Complete Reality Taoism is generally divided into two main traditions, Southern and Northern. The Dragon Gate sect is an offshoot of the Northern school. Its spiritual descent is traced to the thirteenth-century master Qiu Chang-chun, who was one of the original seven disciples of Wang Chongyang. Chang-chun means "Eternal Spring". Genghis Khan appointed Chang-chun overseer of all religions in China, and the Dragon Gate sect thus played a critical role in the conservation of the Han Chinese culture.
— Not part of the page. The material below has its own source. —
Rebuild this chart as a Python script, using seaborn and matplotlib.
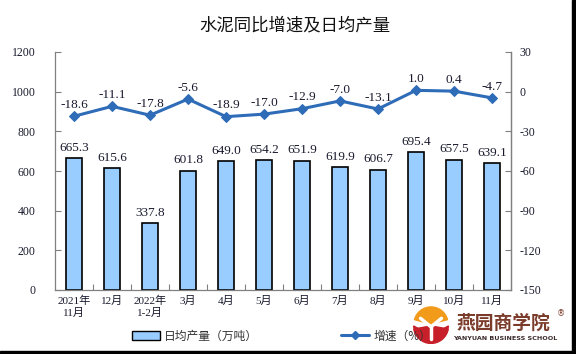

The 7th generation Dragon Gate priest and abbot of White Cloud Monastery in Beijing, Wang Changyue (王常月, could be considered the renaisseur of Dragon Gate Taoism. He authored the Dragon Gate's Core Teachings (龙门心法), the Altar Scripture of the Jasper Garden (碧园坛经), the Precepts and Statutes of the Initial Truth (初真戒律) and the no longer extant Alm's-Bowl Mirror (钵鉴). The 11th generation Dragon Gate priests Min Yi-De (闵一得) combined three religions (Taoism, Confucianism and Buddhism) together to develop the "Dragon convenience methods". The principle is "learn from Buddhism, to comply with the precepts, diligently practice inner alchemy arts", so that the Dragon Gate branch became thriving. Dragon Gate is currently the largest existing Taoism branch in the world.
After the decline of the Qing Dynasty and the establishment of People's Republic of China, which included the devastating destruction of religions during the Cultural Revolution, people's understanding of Taoism became more limited to the type of Taoism practiced in the temples located in major urban centers.